Our district is big into Cultures of Thinking and held a Project Zero conference earlier this year. One of the thinking routines is "See, Think, Wonder". I was curious to see more from Max and his take on a similar "What do you notice?, What do you Wonder?". I was looking for what might be similar and how he envisioned the process.
It was refreshing to see everyone. The discussion was well worth it. My take is I like the simplicity of just the notice and wonder. I have used see, think, wonder and students are ok with it. The students did well with the see and wonder part but would get tripped up with the "think". Students would sometimes just skip the think statement. With the notice, wonder question, students are not hesitant. The questions seemed more natural to them. I am wondering if using See, think, wonder applies best in certain situations vs just notice and wonder. I need to look into this some more.
Now that I got my fix, time to do some planning. We were starting the concept of scatter plots and line of best fit the next day. Seemed like a perfect opportunity. I went looking for some interesting data and came across the winning Olympic Women's High Jump heights.
Some of our noticings and wonderings. Hmm, time to clean the board.
A little thin. I was trying to use it at the beginning of class and got distracted by student stopping in for a signature for schedule card (we are in the middle of scheduling for next year), another random student needing help, phone call from office, grrr. If I wasn't so tired and I was on top of it, I would have had a student leading the charge instead of waiting for me.
Loved someone noticed the jump in years. I purposely only showed the 1928 to 1964 data to hopefully make that jump stand out. I asked the person who mentioned the taller people what made her say that. We then got out the general trend of "as the years increase the winning heights increases". Of course there was the discussion of it is not exactly linear. Next up, estimate what might have been the winning height in those missing years (high five to history teachers, they guessed it was because of WWII). We started with just staring at the table, got some different responses and how they came up with them. Asked questions like "how confident are you in your estimate".
Transition to a scatter plot of the data (I used the . Estimated again, some stuck with their estimations, some modified. Asked the modifiers why they changed. Some great thoughts on trying to make the estimation points "line up" with the rest of the data. I wanted to dig into that "line up" statement and asked them to say more about that. Student went up and drew a line. I wish every day went like this.
From there the lead in to "best fit" line. I really wanted to use the high jump data with the Illuminations applet but had the darndest time getting the scale to work with the data. It did not like 1928+. The green dots to move the best fit line were off the screen. We had some data in our textbook that we used instead that was able to fit on the scale. We then played around with trying to get a best fit line and seeing how close we were to the computer fit. After playing we wrote up some guidelines on what to look for when trying to create a line of best fit.

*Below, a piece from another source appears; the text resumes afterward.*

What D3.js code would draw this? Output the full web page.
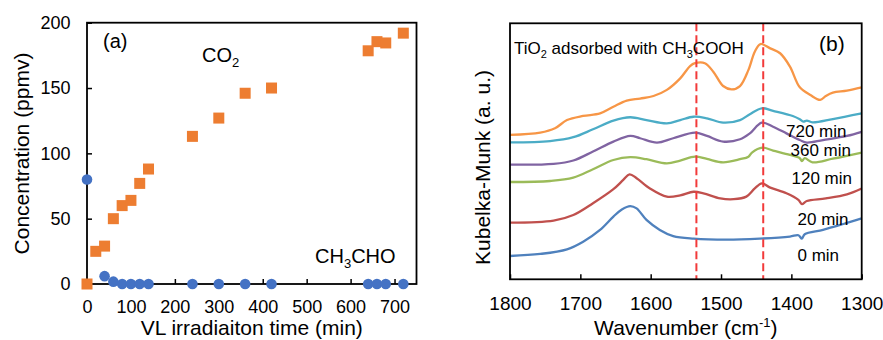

Tomorrow we get to circle back to that wonder question of "are people taller now so can jump higher". Time to go gather some date, make a scatter plot and see. I have no idea what correlation we might see if any. I will be curious to see how the students react. If there appears to be a correlation will they latch onto that and go with "it must be because we are taller" or will they introduce other variables such as better coaching, equipment, etc.